India’s falling rupee pushes retail inflation to five-month high in June

NEW DELHI: India’s annual retail inflation accelerated to a five-month high in June, driven by a weakening rupee as well as surging oil prices, bolstering the chance the central bank will again raise interest rates in coming months.

The Reserve Bank of India (RBI) last month raised its benchmark rate for the first time since 2014, by 25 basis points to 6.25 percent, and revised up its inflation projection for October-March to 4.7 percent from 4.4 percent earlier.

The RBI’s next policy review is on Aug. 1. In June, consumer prices rose 5.00 percent from a year earlier, compared with a 4.87 percent increase in May, the statistics department said on Thursday.

The median forecast from economists polled by Reuters was for June inflation of 5.30 percent, well above May’s provisional 4.87 percent. The forecasts ranged from 4.60 percent to 6.00 percent.

Indranil Pan, group economist of IDFC Bank, said rupee depreciation was likely to push up prices of inputs for manufacturers, which would be reflected in higher retail prices, and the central bank would be guided by inflationary concerns.

“We are expecting the RBI to raise the policy rate two more times in the current financial year,” he said.

June was the eighth straight month in which inflation was higher than the RBI’s medium-term target of 4 percent.

The rupee has weakened nearly 7 percent this year, hitting a record low against the dollar last month. This has pushed up prices of imported items ranging from petroleum products, commodities, electronic and engineering items.

The benchmark Brent crude oil price has surged near 20 percent this year and had crossed $80 a barrel in May, the highest level since 2014.

India imports about 80 percent of its crude oil requirements. In 2018, retail prices of petrol have climbed 9.4 percent and diesel by 14.3 percent in the capital, Delhi.

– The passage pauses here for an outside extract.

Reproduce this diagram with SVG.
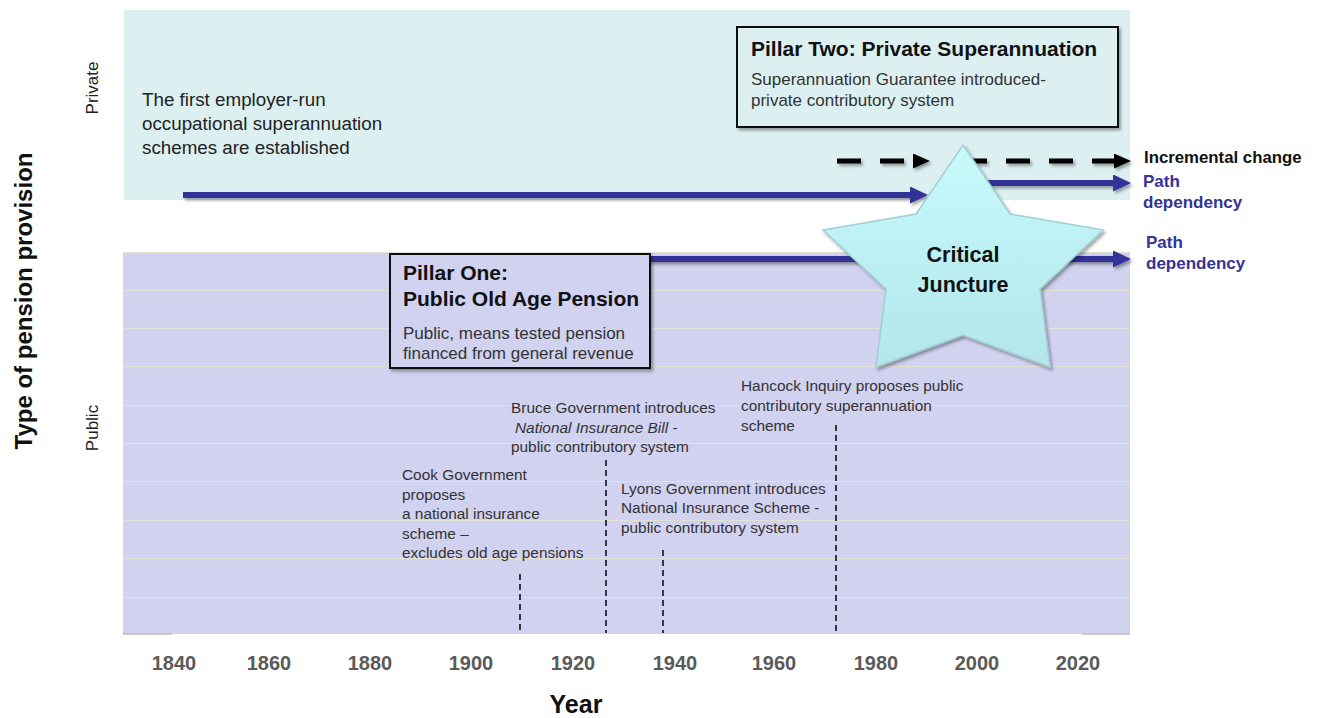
<svg xmlns="http://www.w3.org/2000/svg" width="1323" height="718" viewBox="0 0 1323 718">
<style>
.t{font-family:"Liberation Sans",Arial,sans-serif;}
.ev{font-family:"Liberation Sans",Arial,sans-serif;font-size:15.4px;fill:#333;}
.sub{font-family:"Liberation Sans",Arial,sans-serif;font-size:17px;fill:#333;}
.ttl{font-family:"Liberation Sans",Arial,sans-serif;font-size:21px;font-weight:bold;fill:#111;}
.yr{font-family:"Liberation Sans",Arial,sans-serif;font-size:20px;font-weight:bold;fill:#5a5a5a;text-anchor:middle;}
.grid{stroke:#e3e1d4;stroke-width:1.2;}
.blue{stroke:#333399;stroke-width:6;fill:none;}
.dash{stroke:#000;stroke-width:5;stroke-dasharray:24 19;fill:none;}
.vd{stroke:#111;stroke-width:1.6;stroke-dasharray:6 4;fill:none;}
.box{stroke:#111;stroke-width:2;}
.leg{font-family:"Liberation Sans",Arial,sans-serif;font-size:17px;font-weight:bold;fill:#333399;}
</style>
<defs>
<filter id="sh" filterUnits="userSpaceOnUse" x="0" y="0" width="1323" height="718">
<feDropShadow dx="2" dy="2.5" stdDeviation="1.6" flood-color="#000" flood-opacity="0.35"/>
</filter>
<marker id="bh" markerUnits="userSpaceOnUse" markerWidth="18" markerHeight="17" refX="8" refY="8.5" orient="auto">
<path d="M0,0 L18,8.5 L0,17 Z" fill="#333399"/>
</marker>
<marker id="kh" markerUnits="userSpaceOnUse" markerWidth="17" markerHeight="15" refX="8" refY="7.5" orient="auto">
<path d="M0,0 L17,7.5 L0,15 Z" fill="#000"/>
</marker>
<linearGradient id="sg" x1="0" y1="0" x2="0" y2="1">
<stop offset="0" stop-color="#c6fafb"/>
<stop offset="1" stop-color="#b2e6ea"/>
</linearGradient>
</defs>

<g id="private-band">
<rect x="124" y="10" width="1006" height="190" fill="#dcf0f2"/>
</g>
<g id="public-band">
<rect x="123" y="252" width="1007" height="382" fill="#d1d1f0"/>
<line class="grid" x1="123" y1="252.5" x2="1130" y2="252.5"/>
<line class="grid" x1="123" y1="290.5" x2="1130" y2="290.5"/>
<line class="grid" x1="123" y1="328.5" x2="1130" y2="328.5"/>
<line class="grid" x1="123" y1="366.5" x2="1130" y2="366.5"/>
<line class="grid" x1="123" y1="405.5" x2="1130" y2="405.5"/>
<line class="grid" x1="123" y1="443.5" x2="1130" y2="443.5"/>
<line class="grid" x1="123" y1="481.5" x2="1130" y2="481.5"/>
<line class="grid" x1="123" y1="520.5" x2="1130" y2="520.5"/>
<line class="grid" x1="123" y1="558.5" x2="1130" y2="558.5"/>
<line class="grid" x1="123" y1="597.5" x2="1130" y2="597.5"/>
<line x1="123" y1="634" x2="172" y2="634" stroke="#bdbdbd" stroke-width="1.5"/>
<line x1="1082" y1="634" x2="1130" y2="634" stroke="#bdbdbd" stroke-width="1.5"/>
</g>

<g id="axes">
<text class="t" font-size="24" font-weight="bold" fill="#111" text-anchor="middle" transform="translate(32,301) rotate(-90)">Type of pension provision</text>
<text class="t" font-size="17" fill="#222" text-anchor="middle" transform="translate(98,88) rotate(-90)">Private</text>
<text class="t" font-size="17" fill="#222" text-anchor="middle" transform="translate(98,428) rotate(-90)">Public</text>
<text class="yr" x="174" y="670">1840</text>
<text class="yr" x="269" y="670">1860</text>
<text class="yr" x="370" y="670">1880</text>
<text class="yr" x="471" y="670">1900</text>
<text class="yr" x="573" y="670">1920</text>
<text class="yr" x="675" y="670">1940</text>
<text class="yr" x="774" y="670">1960</text>
<text class="yr" x="876" y="670">1980</text>
<text class="yr" x="977" y="670">2000</text>
<text class="yr" x="1078" y="670">2020</text>
<text class="t" x="576" y="713" font-size="25" font-weight="bold" fill="#111" text-anchor="middle">Year</text>
</g>

<g id="employer-schemes">
<text class="t" font-size="18.8" fill="#222"><tspan x="142" y="106">The first employer-run</tspan><tspan x="142" y="130">occupational superannuation</tspan><tspan x="142" y="154">schemes are established</tspan></text>
</g>

<g id="connectors">
<g filter="url(#sh)">
<line class="blue" x1="183" y1="195" x2="918" y2="195" marker-end="url(#bh)"/>
<line class="blue" x1="955" y1="183" x2="1121" y2="183" marker-end="url(#bh)"/>
<line class="blue" x1="645" y1="259" x2="1121" y2="259" marker-end="url(#bh)"/>
<line class="dash" x1="837" y1="161" x2="921" y2="161" marker-end="url(#kh)"/>
<line class="dash" x1="963" y1="161" x2="1122" y2="161" stroke-dasharray="24 20" marker-end="url(#kh)"/>
</g>
<line class="vd" x1="520" y1="574" x2="520" y2="633"/>
<line class="vd" x1="606" y1="460" x2="606" y2="633"/>
<line class="vd" x1="663" y1="550" x2="663" y2="633"/>
<line class="vd" x1="836" y1="425" x2="836" y2="633"/>
</g>

<g id="pillar-two">
<rect class="box" x="737" y="27" width="381" height="100" fill="#dcf0f2" filter="url(#sh)"/>
<text class="ttl" x="751" y="56">Pillar Two: Private Superannuation</text>
<text class="sub"><tspan x="751" y="85">Superannuation Guarantee introduced-</tspan><tspan x="751" y="106">private contributory system</tspan></text>
</g>

<g id="pillar-one">
<rect class="box" x="390" y="254" width="260" height="114" fill="#d1d1f0" filter="url(#sh)"/>
<text class="ttl"><tspan x="403" y="280">Pillar One:</tspan><tspan x="403" y="306">Public Old Age Pension</tspan></text>
<text class="sub"><tspan x="403" y="339">Public, means tested pension</tspan><tspan x="403" y="359">financed from general revenue</tspan></text>
</g>

<g id="critical-juncture">
<polygon points="963,145 1010,214 1103,230 1040,289 1050,367 963,335 876,367 886,289 823,230 916,214" fill="url(#sg)" stroke="#9fd0d4" stroke-width="1.5" filter="url(#sh)"/>
<text class="t" font-size="21.5" font-weight="bold" fill="#111" text-anchor="middle"><tspan x="963" y="262">Critical</tspan><tspan x="963" y="292">Juncture</tspan></text>
</g>

<g id="event-cook">
<text class="ev"><tspan x="402" y="480">Cook Government</tspan><tspan x="402" y="499.5">proposes</tspan><tspan x="402" y="519">a national insurance</tspan><tspan x="402" y="538.5">scheme –</tspan><tspan x="402" y="558">excludes old age pensions</tspan></text>
</g>
<g id="event-bruce">
<text class="ev"><tspan x="511" y="413">Bruce Government introduces</tspan><tspan x="515" y="432.5"><tspan font-style="italic">National Insurance Bill</tspan> -</tspan><tspan x="511" y="452">public contributory system</tspan></text>
</g>
<g id="event-lyons">
<text class="ev"><tspan x="621" y="493.5">Lyons Government introduces</tspan><tspan x="621" y="513">National Insurance Scheme -</tspan><tspan x="621" y="533">public contributory system</tspan></text>
</g>
<g id="event-hancock">
<text class="ev"><tspan x="741" y="390.5">Hancock Inquiry proposes public</tspan><tspan x="741" y="410.5">contributory superannuation</tspan><tspan x="741" y="430.5">scheme</tspan></text>
</g>

<g id="legend">
<text class="t" x="1144" y="163" font-size="16.8" font-weight="bold" fill="#111">Incremental change</text>
<text class="leg"><tspan x="1143" y="187">Path</tspan><tspan x="1143" y="208">dependency</tspan></text>
<text class="leg"><tspan x="1146" y="248">Path</tspan><tspan x="1146" y="269">dependency</tspan></text>
</g>
</svg>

However, annual retail food inflation, which contributes about half of the CPI index, was down 2.91 percent, compared with 3.10 percent the previous month, amid forecasts for normal rains this year.

The core annual consumer price inflation was around 6.3 percent in June, firming up slightly from 6.1 percent the previous month, according to three analysts.

Prime Minister Narendra Modi’s decision to raise procurement prices ahead of elections, estimated to cost 150 billion rupees ($2.2 billion) to the government, could push up prices of foodgrains in coming months.

The International Monetary Fund expects India’s economic growth to rebound to 7.4 percent in the fiscal year that began in April, from an estimated 6.7 percent the previous fiscal year.

Separately, industrial output grew 3.2 percent in May from a year earlier, compared with economists forecast of 5.2 percent, government data showed.